> Collection entries:
★ ★ ★ ★

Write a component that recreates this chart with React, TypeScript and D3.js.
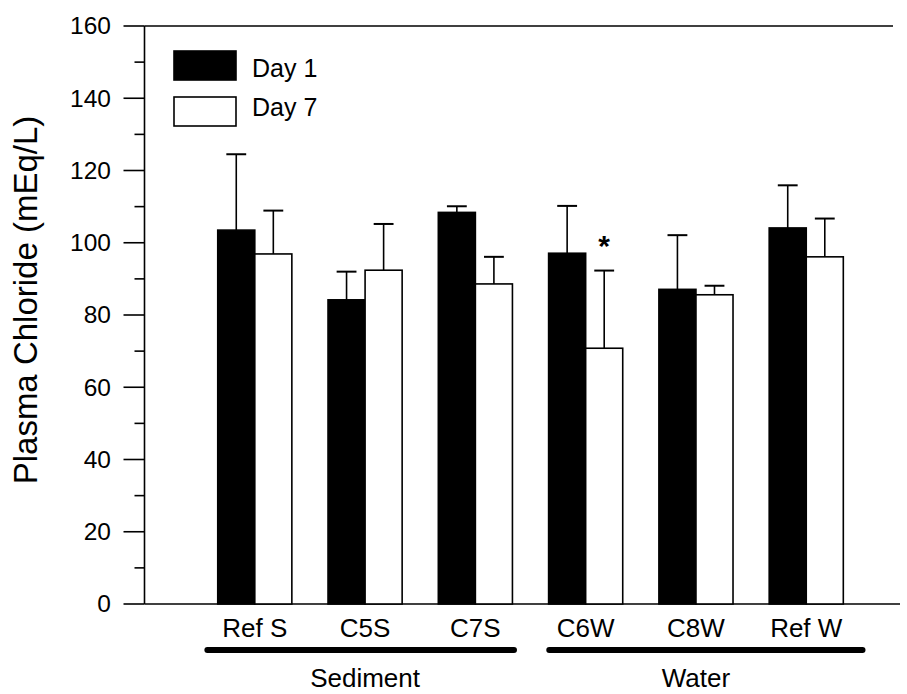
import React from "react";
import * as d3 from "d3";

// Sampling sites along the x axis
const categories = ["Ref S", "C5S", "C7S", "C6W", "C8W", "Ref W"];
// Mean plasma chloride (mEq/L) and upper error (SE) per site
const day1 = [103.5, 84.2, 108.4, 97.1, 87.1, 104.1];
const day1Err = [21.0, 7.8, 1.7, 13.1, 15.0, 11.8];
const day7 = [96.9, 92.4, 88.6, 70.8, 85.6, 96.1];
const day7Err = [12.0, 12.8, 7.5, 21.5, 2.5, 10.6];
// Significant differences (marked with an asterisk) on Day 7
const day7Signif = [false, false, false, true, false, false];
// Site groupings drawn beneath the category labels
const groupNames = ["Sediment", "Water"];
const groupFirst = [0, 3];
const groupLast = [2, 5];
const yTicks = [0, 20, 40, 60, 80, 100, 120, 140, 160];
const yMinorTicks = [10, 30, 50, 70, 90, 110, 130, 150];
const seriesNames = ["Day 1", "Day 7"];

const W = 907;
const H = 694;
const FONT = "'Liberation Sans', Arial, Helvetica, sans-serif";

export default function App() {
  const x = d3.scaleLinear().domain([0, 6.85]).range([144.5, 900]);
  const y = d3.scaleLinear().domain([0, 160]).range([604, 26]);
  const bw = 0.336; // bar width in category units
  const capHalf = 0.09;

  const bars: React.ReactNode[] = [];
  categories.forEach((c, i) => {
    const cx = i + 1;
    const series = [
      { v: day1[i], e: day1Err[i], x0: cx - bw, fill: "#000" },
      { v: day7[i], e: day7Err[i], x0: cx, fill: "#fff" },
    ];
    series.forEach((s, j) => {
      const mid = s.x0 + bw / 2;
      bars.push(
        <g key={`${c}-${j}`}>
          <line x1={x(mid)} x2={x(mid)} y1={y(s.v)} y2={y(s.v + s.e)} stroke="#000" strokeWidth={1.6} />
          <line x1={x(mid - capHalf)} x2={x(mid + capHalf)} y1={y(s.v + s.e)} y2={y(s.v + s.e)} stroke="#000" strokeWidth={2} />
          <rect x={x(s.x0)} y={y(s.v)} width={x(s.x0 + bw) - x(s.x0)} height={y(0) - y(s.v)} fill={s.fill} stroke="#000" strokeWidth={1.6} />
        </g>
      );
    });
    if (day7Signif[i]) {
      const mid = cx + bw / 2;
      bars.push(
        <text key={`sig-${c}`} x={x(mid)} y={y(day7[i] + day7Err[i]) - 15} textAnchor="middle" fontSize={30} fontWeight="bold" fontFamily={FONT}>
          *
        </text>
      );
    }
  });

  return (
    <svg width={W} height={H} style={{ position: "absolute", left: 0, top: 0, background: "#fff" }} fontFamily={FONT}>
      <rect width={W} height={H} fill="#fff" />
      {/* frame lines */}
      <line x1={x(0)} x2={900} y1={y(0)} y2={y(0)} stroke="#000" strokeWidth={1.6} />
      <line x1={x(0)} x2={893} y1={y(160)} y2={y(160)} stroke="#000" strokeWidth={1.6} />
      <line x1={x(0)} x2={x(0)} y1={y(0)} y2={y(160)} stroke="#000" strokeWidth={1.6} />
      {yTicks.map((t) => (
        <g key={t}>
          <line x1={x(0) - 21} x2={x(0)} y1={y(t)} y2={y(t)} stroke="#000" strokeWidth={1.6} />
          <text x={111} y={y(t)} dy="0.34em" textAnchor="end" fontSize={24.5}>
            {t}
          </text>
        </g>
      ))}
      {yMinorTicks.map((t) => (
        <line key={t} x1={x(0) - 10} x2={x(0)} y1={y(t)} y2={y(t)} stroke="#000" strokeWidth={1.6} />
      ))}
      <text transform={`translate(37,300) rotate(-90)`} textAnchor="middle" fontSize={33}>
        Plasma Chloride (mEq/L)
      </text>
      {bars}
      {categories.map((c, i) => (
        <text key={c} x={x(i + 1)} y={637} textAnchor="middle" fontSize={26}>
          {c}
        </text>
      ))}
      {groupNames.map((g, k) => (
        <g key={g}>
          <line
            x1={x(groupFirst[k] + 1 - (k === 0 ? 0.43 : 0.33))}
            x2={x(groupLast[k] + 1 + (k === 0 ? 0.35 : 0.51))}
            y1={650}
            y2={650}
            stroke="#000"
            strokeWidth={6}
            strokeLinecap="round"
          />
          <text x={x((groupFirst[k] + groupLast[k]) / 2 + 1)} y={687} textAnchor="middle" fontSize={26}>
            {g}
          </text>
        </g>
      ))}
      {/* legend */}
      {seriesNames.map((s, k) => (
        <g key={s}>
          <rect x={174} y={k === 0 ? 51 : 97} width={62} height={29} fill={k === 0 ? "#000" : "#fff"} stroke="#000" strokeWidth={1.6} />
          <text x={252} y={k === 0 ? 77 : 116} fontSize={25}>
            {s}
          </text>
        </g>
      ))}
    </svg>
  );
}
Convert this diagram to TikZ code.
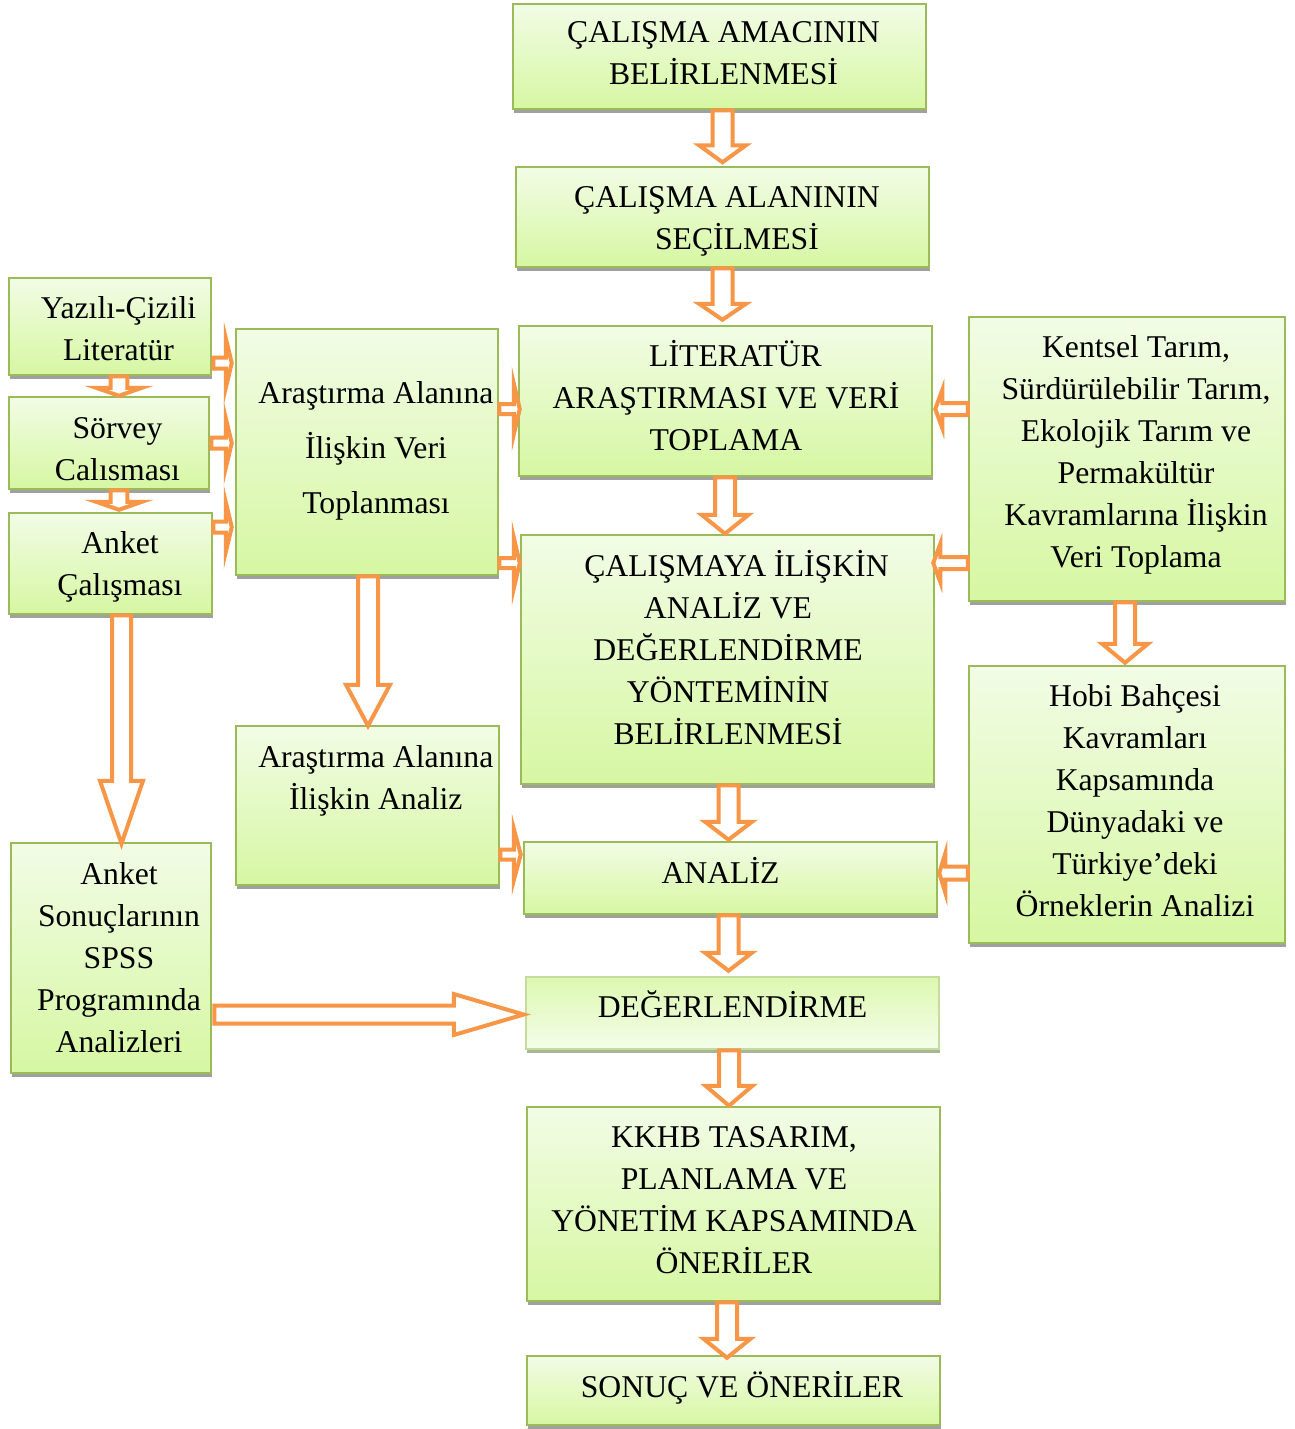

★ ★ ★ ★

> Set exercise:
Write out every entry again word for word, without any of the pictures.

> Exercise solution:
Write a component that recreates this chart with React, TypeScript and D3.js.
import React from "react";
import * as d3 from "d3";

// Sampling sites along the x axis
const categories = ["Ref S", "C5S", "C7S", "C6W", "C8W", "Ref W"];
// Mean plasma chloride (mEq/L) and upper error (SE) per site
const day1 = [103.5, 84.2, 108.4, 97.1, 87.1, 104.1];
const day1Err = [21.0, 7.8, 1.7, 13.1, 15.0, 11.8];
const day7 = [96.9, 92.4, 88.6, 70.8, 85.6, 96.1];
const day7Err = [12.0, 12.8, 7.5, 21.5, 2.5, 10.6];
// Significant differences (marked with an asterisk) on Day 7
const day7Signif = [false, false, false, true, false, false];
// Site groupings drawn beneath the category labels
const groupNames = ["Sediment", "Water"];
const groupFirst = [0, 3];
const groupLast = [2, 5];
const yTicks = [0, 20, 40, 60, 80, 100, 120, 140, 160];
const yMinorTicks = [10, 30, 50, 70, 90, 110, 130, 150];
const seriesNames = ["Day 1", "Day 7"];

const W = 907;
const H = 694;
const FONT = "'Liberation Sans', Arial, Helvetica, sans-serif";

export default function App() {
  const x = d3.scaleLinear().domain([0, 6.85]).range([144.5, 900]);
  const y = d3.scaleLinear().domain([0, 160]).range([604, 26]);
  const bw = 0.336; // bar width in category units
  const capHalf = 0.09;

  const bars: React.ReactNode[] = [];
  categories.forEach((c, i) => {
    const cx = i + 1;
    const series = [
      { v: day1[i], e: day1Err[i], x0: cx - bw, fill: "#000" },
      { v: day7[i], e: day7Err[i], x0: cx, fill: "#fff" },
    ];
    series.forEach((s, j) => {
      const mid = s.x0 + bw / 2;
      bars.push(
        <g key={`${c}-${j}`}>
          <line x1={x(mid)} x2={x(mid)} y1={y(s.v)} y2={y(s.v + s.e)} stroke="#000" strokeWidth={1.6} />
          <line x1={x(mid - capHalf)} x2={x(mid + capHalf)} y1={y(s.v + s.e)} y2={y(s.v + s.e)} stroke="#000" strokeWidth={2} />
          <rect x={x(s.x0)} y={y(s.v)} width={x(s.x0 + bw) - x(s.x0)} height={y(0) - y(s.v)} fill={s.fill} stroke="#000" strokeWidth={1.6} />
        </g>
      );
    });
    if (day7Signif[i]) {
      const mid = cx + bw / 2;
      bars.push(
        <text key={`sig-${c}`} x={x(mid)} y={y(day7[i] + day7Err[i]) - 15} textAnchor="middle" fontSize={30} fontWeight="bold" fontFamily={FONT}>
          *
        </text>
      );
    }
  });

  return (
    <svg width={W} height={H} style={{ position: "absolute", left: 0, top: 0, background: "#fff" }} fontFamily={FONT}>
      <rect width={W} height={H} fill="#fff" />
      {/* frame lines */}
      <line x1={x(0)} x2={900} y1={y(0)} y2={y(0)} stroke="#000" strokeWidth={1.6} />
      <line x1={x(0)} x2={893} y1={y(160)} y2={y(160)} stroke="#000" strokeWidth={1.6} />
      <line x1={x(0)} x2={x(0)} y1={y(0)} y2={y(160)} stroke="#000" strokeWidth={1.6} />
      {yTicks.map((t) => (
        <g key={t}>
          <line x1={x(0) - 21} x2={x(0)} y1={y(t)} y2={y(t)} stroke="#000" strokeWidth={1.6} />
          <text x={111} y={y(t)} dy="0.34em" textAnchor="end" fontSize={24.5}>
            {t}
          </text>
        </g>
      ))}
      {yMinorTicks.map((t) => (
        <line key={t} x1={x(0) - 10} x2={x(0)} y1={y(t)} y2={y(t)} stroke="#000" strokeWidth={1.6} />
      ))}
      <text transform={`translate(37,300) rotate(-90)`} textAnchor="middle" fontSize={33}>
        Plasma Chloride (mEq/L)
      </text>
      {bars}
      {categories.map((c, i) => (
        <text key={c} x={x(i + 1)} y={637} textAnchor="middle" fontSize={26}>
          {c}
        </text>
      ))}
      {groupNames.map((g, k) => (
        <g key={g}>
          <line
            x1={x(groupFirst[k] + 1 - (k === 0 ? 0.43 : 0.33))}
            x2={x(groupLast[k] + 1 + (k === 0 ? 0.35 : 0.51))}
            y1={650}
            y2={650}
            stroke="#000"
            strokeWidth={6}
            strokeLinecap="round"
          />
          <text x={x((groupFirst[k] + groupLast[k]) / 2 + 1)} y={687} textAnchor="middle" fontSize={26}>
            {g}
          </text>
        </g>
      ))}
      {/* legend */}
      {seriesNames.map((s, k) => (
        <g key={s}>
          <rect x={174} y={k === 0 ? 51 : 97} width={62} height={29} fill={k === 0 ? "#000" : "#fff"} stroke="#000" strokeWidth={1.6} />
          <text x={252} y={k === 0 ? 77 : 116} fontSize={25}>
            {s}
          </text>
        </g>
      ))}
    </svg>
  );
}
Convert this diagram to TikZ code.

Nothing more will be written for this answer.